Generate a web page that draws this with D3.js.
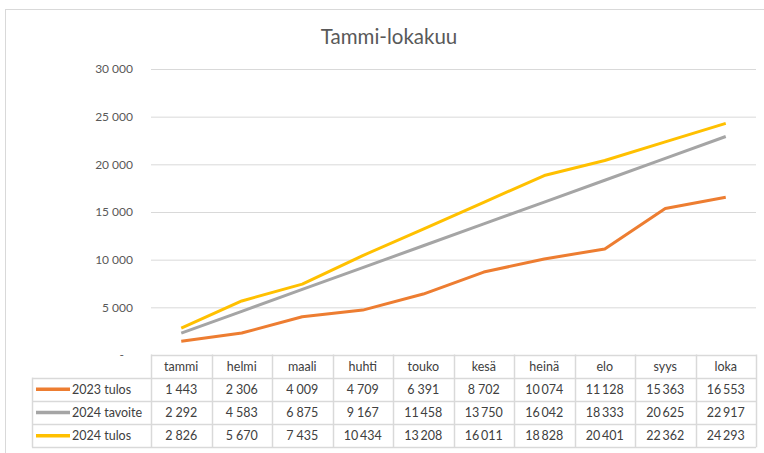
<!DOCTYPE html>
<html>
<head>
<meta charset="utf-8">
<script src="https://cdn.jsdelivr.net/npm/d3@7"></script>
<style>
  body { margin: 0; background: #fff; }
  svg { display: block; font-family: Lato, "Open Sans", sans-serif; }
</style>
</head>
<body>
<div id="chart"></div>
<script>
const months = ['tammi', 'helmi', 'maali', 'huhti', 'touko', 'kesä', 'heinä', 'elo', 'syys', 'loka'];
const tulos2023 = [1443, 2306, 4009, 4709, 6391, 8702, 10074, 11128, 15363, 16553];
const tavoite2024 = [2292, 4583, 6875, 9167, 11458, 13750, 16042, 18333, 20625, 22917];
const tulos2024 = [2826, 5670, 7435, 10434, 13208, 16011, 18828, 20401, 22362, 24293];
const yTicks = [0, 5000, 10000, 15000, 20000, 25000, 30000];

const series = [
  { name: '2023 tulos', values: tulos2023, color: '#ED7D31' },
  { name: '2024 tavoite', values: tavoite2024, color: '#A5A5A5' },
  { name: '2024 tulos', values: tulos2024, color: '#FFC000' }
];

const width = 764;
const height = 453;
const plot = { left: 151, right: 756, top: 69, bottom: 355 };
const legendLeft = 32;
const rowH = 23.2;

// Finnish style grouping
const fmt = v => d3.format(',')(v).replace(/,/g, ' ');
const fmtCell = v => d3.format(',')(v).replace(/,/g, v < 10000 ? ' ' : '\u2009');

const svg = d3.select('#chart')
  .append('svg')
  .attr('width', width)
  .attr('height', height);

// outer chart border
svg.append('rect')
  .attr('x', 5.5)
  .attr('y', 9.5)
  .attr('width', width + 10)
  .attr('height', height + 10)
  .attr('fill', '#fff')
  .attr('stroke', '#d9d9d9');

// title
svg.append('text')
  .attr('x', 389)
  .attr('y', 44)
  .attr('text-anchor', 'middle')
  .attr('fill', '#595959')
  .style('font-size', '20.5px')
  .text('Tammi-lokakuu');

const xScale = d3.scaleBand()
  .domain(months)
  .range([plot.left, plot.right]);

const yScale = d3.scaleLinear()
  .domain([0, 30000])
  .range([plot.bottom, plot.top]);

// y axis with gridlines
svg.append('g')
  .attr('class', 'y-axis')
  .attr('transform', 'translate(' + plot.left + ',0)')
  .call(d3.axisLeft(yScale).tickValues(yTicks).tickSize(0).tickPadding(18)
    .tickFormat(d => d === 0 ? '-' : fmt(d)))
  .call(g => g.select('.domain').remove())
  .call(g => g.selectAll('.tick text')
    .attr('fill', '#595959')
    .style('font-size', '12px')
    .style('font-family', 'Lato, sans-serif')
    .attr('dx', d => d === 0 ? -9 : 0))
  .call(g => g.selectAll('.tick')
    .filter(d => d > 0)
    .append('line')
    .attr('x2', plot.right - plot.left)
    .attr('stroke', '#d9d9d9'));

// lines
const line = d3.line()
  .x((d, i) => xScale(months[i]) + xScale.bandwidth() / 2)
  .y(d => yScale(d));

svg.selectAll('.series')
  .data(series)
  .join('path')
  .attr('class', 'series')
  .attr('d', d => line(d.values))
  .attr('fill', 'none')
  .attr('stroke', d => d.color)
  .attr('stroke-width', 3)
  .attr('stroke-linejoin', 'round');

// data table
const table = svg.append('g').attr('class', 'data-table');
const tableTop = plot.bottom - 0.5;
const gridColor = '#d9d9d9';

// header row
table.selectAll('.head')
  .data(months)
  .join('text')
  .attr('class', 'head')
  .attr('x', d => xScale(d) + xScale.bandwidth() / 2)
  .attr('y', tableTop + rowH / 2 + 4.5)
  .attr('text-anchor', 'middle')
  .attr('fill', '#404040')
  .style('font-size', '12.5px')
  .text(d => d);

// horizontal lines
const hLines = [0, 1, 2, 3, 4];
table.selectAll('.hline')
  .data(hLines)
  .join('line')
  .attr('class', 'hline')
  .attr('x1', d => d === 0 ? plot.left : legendLeft)
  .attr('x2', plot.right)
  .attr('y1', d => Math.round(tableTop + d * rowH) + 0.5)
  .attr('y2', d => Math.round(tableTop + d * rowH) + 0.5)
  .attr('stroke', gridColor)
  .attr('stroke-width', 1.5);

// vertical lines
const vEdges = months.map(m => xScale(m)).concat([plot.right]);
table.selectAll('.vline')
  .data(vEdges)
  .join('line')
  .attr('class', 'vline')
  .attr('x1', d => Math.round(d) + 0.5)
  .attr('x2', d => Math.round(d) + 0.5)
  .attr('y1', tableTop)
  .attr('y2', tableTop + 4 * rowH)
  .attr('stroke', gridColor)
  .attr('stroke-width', 1.5);

table.append('line')
  .attr('x1', legendLeft + 0.5)
  .attr('x2', legendLeft + 0.5)
  .attr('y1', tableTop + rowH)
  .attr('y2', tableTop + 4 * rowH)
  .attr('stroke', gridColor)
  .attr('stroke-width', 1.5);

// series rows
const rows = table.selectAll('.row')
  .data(series)
  .join('g')
  .attr('class', 'row')
  .attr('transform', (d, i) => 'translate(0,' + (tableTop + (i + 1) * rowH) + ')');

rows.append('line')
  .attr('x1', legendLeft + 4)
  .attr('x2', legendLeft + 38)
  .attr('y1', rowH / 2)
  .attr('y2', rowH / 2)
  .attr('stroke', d => d.color)
  .attr('stroke-width', 3.5);

rows.append('text')
  .attr('x', legendLeft + 40)
  .attr('y', rowH / 2 + 4.5)
  .attr('fill', '#404040')
  .style('font-size', '12.5px')
  .text(d => d.name);

rows.selectAll('.cell')
  .data(d => d.values)
  .join('text')
  .attr('class', 'cell')
  .attr('x', (d, i) => xScale(months[i]) + xScale.bandwidth() / 2)
  .attr('y', rowH / 2 + 4.5)
  .attr('text-anchor', 'middle')
  .attr('fill', '#404040')
  .style('font-size', '12.5px')
  .text(d => fmtCell(d));
</script>
</body>
</html>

........

• [OBJECTIVE] Pull out every line above that holds the word "with".

• [TASK RESULT]
Generate a web page that draws this with D3.js.
// y axis with gridlines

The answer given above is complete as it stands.